Uma Thurman - Pulp Fiction Promo, 1994
“I said GOT Damn!”
Mia Wallace was the first on-screen babe I ever was electrified by. I mean, Alicia Silverstone was up there too, but she was a teeny-bopper. Mia Wallace is a fucking woman…a gun toting, coke snorting, Al Green dancing hot piece of cunt.
My father was working at Disney (which owned Miramax at the time) and he did everything in his power to keep me from seeing this at the age of 12. He kept the VHS screener under lock and key. Luckily, I’m smart as a whip and went to a friend’s house whose parents didn’t give a fuck if we saw a man getting anal-raped, or Mia Wallace having Adrenaline shot into her heart, or even Travolta shooting heroine (which, combined with the soundtrack, makes for one of the best visual/audio combos since the talkies were invented). I still remember the look on my Dad’s face when I told him I saw it. And don’t get me wrong, my Dad is gangsta…he introduced me to T2: Judgement Day when I was in Kindergarten.

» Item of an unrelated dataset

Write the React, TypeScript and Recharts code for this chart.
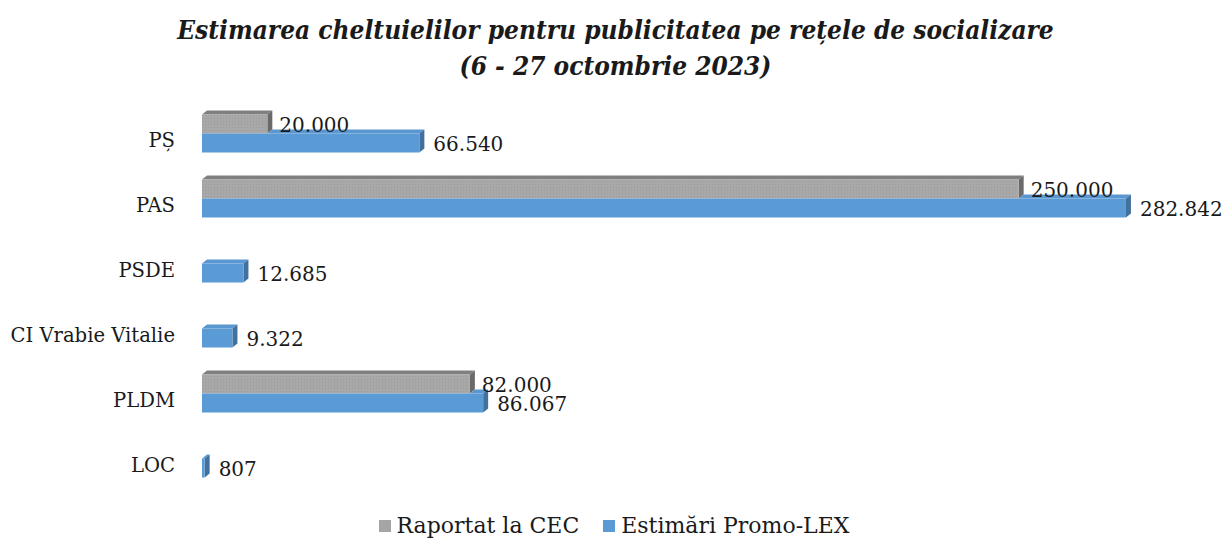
import { BarChart, Bar, XAxis, YAxis, Legend, LabelList } from "recharts";

const categories = ["PȘ", "PAS", "PSDE", "CI Vrabie Vitalie", "PLDM", "LOC"];
const reportedCEC = [20000, 250000, null, null, 82000, null];
const estimatedPromoLex = [66540, 282842, 12685, 9322, 86067, 807];

const SERIES = [
  { key: "reported", name: "Raportat la CEC", color: "#a5a5a5" },
  { key: "estimated", name: "Estimări Promo-LEX", color: "#5b9bd5" },
];

const FONT = "'DejaVu Serif', serif";
const LIFT = 7; // 3d front face sits a bit above the band slot
const DX = 5;
const DY = 4;

const data = categories.map((name, i) => ({
  name,
  reported: reportedCEC[i],
  estimated: estimatedPromoLex[i],
}));

const fmt = (v: number) => String(v).replace(/\B(?=(\d{3})+(?!\d))/g, ".");

const GrayBar = (props: any) => {
  const { x, y, width, height, payload } = props;
  if (payload.reported == null) return null;
  const fy = y - LIFT;
  const r = x + width;
  return (
    <g>
      <polygon
        points={`${x},${fy} ${x + DX},${fy - DY} ${r + DX},${fy - DY} ${r},${fy}`}
        fill="#7f7f7f"
      />
      <polygon
        points={`${r},${fy} ${r + DX},${fy - DY} ${r + DX},${fy + height - DY} ${r},${fy + height}`}
        fill="#6a6a6a"
      />
      <rect x={x} y={fy} width={width} height={height} fill="url(#grayDots)" />
    </g>
  );
};

const BlueBar = (props: any) => {
  const { x, y, width, height, payload } = props;
  if (payload.estimated == null) return null;
  const fy = y - LIFT;
  const r = x + width;
  // top face only where the gray bar does not cover it
  const grayW = payload.reported != null ? (width * payload.reported) / payload.estimated : 0;
  const x0 = Math.min(x + grayW, r);
  return (
    <g>
      <polygon
        points={`${x0},${fy} ${x0 + DX},${fy - DY} ${r + DX},${fy - DY} ${r},${fy}`}
        fill="#5a96cf"
      />
      <polygon
        points={`${r},${fy} ${r + DX},${fy - DY} ${r + DX},${fy + height - DY} ${r},${fy + height}`}
        fill="#41719c"
      />
      <rect x={x} y={fy} width={width} height={height} fill="#5b9bd5" />
    </g>
  );
};

const ValueLabel = (props: any) => {
  const { x, y, width, height, value, gap, dy } = props;
  if (value == null) return null;
  return (
    <text
      x={x + width + gap}
      y={y - LIFT + height / 2 + dy}
      dominantBaseline="central"
      fontFamily={FONT}
      fontSize={20}
      fill="#1a1a1a"
    >
      {fmt(value)}
    </text>
  );
};

const CategoryTick = (props: any) => {
  const { x, y, payload } = props;
  return (
    <text x={x} y={y} textAnchor="end" dominantBaseline="central" fontFamily={FONT} fontSize={19.6} fill="#1a1a1a">
      {payload.value}
    </text>
  );
};

const LegendContent = () => (
  <div
    style={{
      height: 40,
      display: "flex",
      justifyContent: "center",
      alignItems: "center",
      paddingTop: 16,
      paddingLeft: 46,
      boxSizing: "border-box",
      fontFamily: FONT,
      fontSize: 22,
      color: "#1a1a1a",
    }}
  >
    {SERIES.map((s) => (
      <div key={s.key} style={{ display: "flex", alignItems: "center", margin: "0 12px" }}>
        <span style={{ width: 12, height: 12, background: s.color, marginRight: 6, display: "inline-block" }} />
        <span>{s.name}</span>
      </div>
    ))}
  </div>
);

export default function App() {
  return (
    <div style={{ position: "absolute", left: 0, top: 0, width: 1231, height: 541, background: "#fff" }}>
      <div
        style={{
          position: "absolute",
          top: 12,
          left: 0,
          width: 1231,
          textAlign: "center",
          fontFamily: FONT,
          fontStyle: "italic",
          fontWeight: "bold",
          fontStretch: "condensed",
          fontSize: 26,
          lineHeight: "36px",
          color: "#1a1a1a",
        }}
      >
        Estimarea cheltuielilor pentru publicitatea pe rețele de socializare
        <br />
        (6 - 27 octombrie 2023)
      </div>
      <BarChart
        width={1231}
        height={541}
        data={data}
        layout="vertical"
        barGap={0}
        barSize={19}
        margin={{ top: 107.5, right: 49, bottom: 3.5, left: 0 }}
      >
        <defs>
          <pattern id="grayDots" width="3" height="3" patternUnits="userSpaceOnUse">
            <rect width="3" height="3" fill="#a8a8a8" />
            <rect x="1" y="1" width="1" height="1" fill="#9a9a9a" />
          </pattern>
        </defs>
        <XAxis type="number" domain={[0, 300000]} hide />
        <YAxis
          type="category"
          dataKey="name"
          width={202}
          axisLine={false}
          tickLine={false}
          tickSize={0}
          tickMargin={27}
          tick={<CategoryTick />}
        />
        <Legend verticalAlign="bottom" height={40} content={<LegendContent />} />
        <Bar dataKey="reported" name={SERIES[0].name} fill={SERIES[0].color} shape={<GrayBar />} isAnimationActive={false}>
          <LabelList dataKey="reported" content={<ValueLabel gap={12} dy={1} />} />
        </Bar>
        <Bar dataKey="estimated" name={SERIES[1].name} fill={SERIES[1].color} shape={<BlueBar />} isAnimationActive={false}>
          <LabelList dataKey="estimated" content={<ValueLabel gap={14} dy={1} />} />
        </Bar>
      </BarChart>
    </div>
  );
}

This movie had such a profound effect on me, in oh so many ways: I came out to Miserlou at my Bar-Mitzvah, I wanted to be Vincent Vega, and for some reason, this movie set the standard for which all future movies would be judged. Fun fact: QT has a major foot fetish, for Uma in particular, and that’s why her feet are all over Pulp Fiction (in the scene where Vince picks her up, we focus on her feet, she arches one behind the other and says “let’s go”) and all over Kill Bill. Perhaps this is why I am aroused by the site of a schtupable babe with pretty feet nowadays. Either way…Mia Wallace, you, Ali McGraw in Love Story, and Elaine Robinson in The Graduate are the sole reason I have grown to love (women) of cinema. You’re the reason I died and went to heaven, (or hell), to work in Hollywood.
To this day, Pulp Fiction remains legendary, not only because its content was brilliant, but also because it was the first indie-movie to reach the $100 million dollar mark (calculated in Box office receipts).

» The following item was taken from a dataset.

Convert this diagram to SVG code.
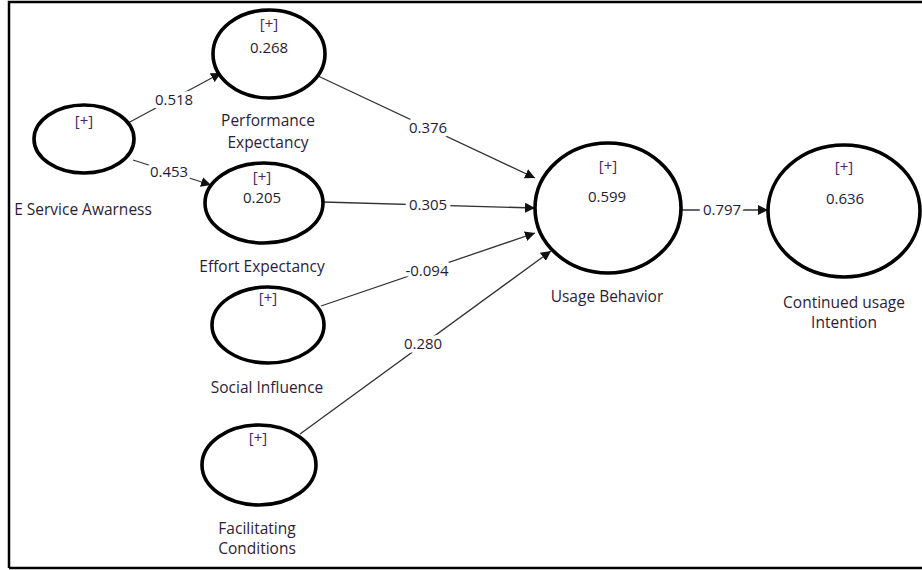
<svg xmlns="http://www.w3.org/2000/svg" width="922" height="570" viewBox="0 0 922 570">
<defs>
<marker id="arr" viewBox="0 0 10 10" refX="10" refY="5" markerWidth="10" markerHeight="10" markerUnits="userSpaceOnUse" orient="auto">
<path d="M0,0 L10,5 L0,10 z" fill="#111"/>
</marker>
<style>
.node{fill:#fff;stroke:#000;stroke-width:3.6}
.lbl{font-family:"Open Sans","DejaVu Sans",sans-serif;font-size:15.5px;fill:#2e1c36;text-anchor:middle}
.plus{font-family:"Open Sans","DejaVu Sans",sans-serif;font-size:15px;fill:#4e2464;text-anchor:middle}
.val{font-family:"Open Sans","DejaVu Sans",sans-serif;font-size:15px;fill:#1f1d33;text-anchor:middle}
.edge{stroke:#333;stroke-width:1.3;fill:none;marker-end:url(#arr)}
.elbl{font-family:"Open Sans","DejaVu Sans",sans-serif;font-size:15px;fill:#1f1d33;text-anchor:middle;stroke:#fff;stroke-width:8;paint-order:stroke;stroke-linejoin:round}
</style>
</defs>
<rect x="0" y="0" width="922" height="570" fill="#fff"/>
<path d="M9,568 V2 H922 M9,568 H922" fill="none" stroke="#000" stroke-width="2.5"/>
<g id="connectors">
<line class="edge" x1="128" y1="123" x2="221" y2="73"/>
<line class="edge" x1="133" y1="160" x2="211" y2="185"/>
<line class="edge" x1="318" y1="76" x2="535" y2="178"/>
<line class="edge" x1="323" y1="202" x2="535" y2="208"/>
<line class="edge" x1="321" y1="306" x2="535" y2="233"/>
<line class="edge" x1="300" y1="434" x2="551" y2="251"/>
<line class="edge" x1="682" y1="210" x2="768" y2="210"/>
<text class="elbl" x="174" y="105">0.518</text>
<text class="elbl" x="169" y="177">0.453</text>
<text class="elbl" x="428" y="133">0.376</text>
<text class="elbl" x="428" y="210">0.305</text>
<text class="elbl" x="427" y="276">-0.094</text>
<text class="elbl" x="423" y="349">0.280</text>
<text class="elbl" x="722" y="215">0.797</text>
</g>
<g id="esa">
<ellipse class="node" cx="84" cy="139" rx="50" ry="34"/>
<text class="plus" x="84" y="126">[+]</text>
<text class="lbl" x="83" y="215">E Service Awarness</text>
</g>
<g id="pe">
<ellipse class="node" cx="269" cy="54" rx="56" ry="44"/>
<text class="plus" x="269" y="29">[+]</text>
<text class="val" x="269" y="53">0.268</text>
<text class="lbl" x="268" y="126">Performance</text>
<text class="lbl" x="268" y="148">Expectancy</text>
</g>
<g id="ee">
<ellipse class="node" cx="264" cy="203" rx="59" ry="40"/>
<text class="plus" x="262" y="182">[+]</text>
<text class="val" x="262" y="203">0.205</text>
<text class="lbl" x="262" y="272">Effort Expectancy</text>
</g>
<g id="si">
<ellipse class="node" cx="268" cy="325" rx="56" ry="38"/>
<text class="plus" x="268" y="303">[+]</text>
<text class="lbl" x="267" y="393">Social Influence</text>
</g>
<g id="fc">
<ellipse class="node" cx="259" cy="465" rx="57" ry="40"/>
<text class="plus" x="258" y="443">[+]</text>
<text class="lbl" x="257" y="534">Facilitating</text>
<text class="lbl" x="257" y="554">Conditions</text>
</g>
<g id="ub">
<ellipse class="node" cx="608" cy="208" rx="73" ry="65"/>
<text class="plus" x="608" y="171">[+]</text>
<text class="val" x="607" y="202">0.599</text>
<text class="lbl" x="607" y="302">Usage Behavior</text>
</g>
<g id="cui">
<ellipse class="node" cx="844" cy="211" rx="76" ry="66"/>
<text class="plus" x="844" y="172">[+]</text>
<text class="val" x="845" y="204">0.636</text>
<text class="lbl" x="844" y="308">Continued usage</text>
<text class="lbl" x="844" y="328">Intention</text>
</g>
</svg>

Lemme drop some knowledge on you: this movie is how Quentin Tarantino went from video store dorkus malorkus to the Mickey Mouse of Miramax (he’s really their mascot — not for Miramax anymore, because Disney dropped them like Harvey drops a tuna sando after he tried to distribute Faren-9/11, but QT is now the only thing keeping The Weinstein Co afloat…which will either be back in biz, or bankrupt, pending what happens with Inglorious Basterds). They can’t market/distribute any other movies until they see what happens with Basterds.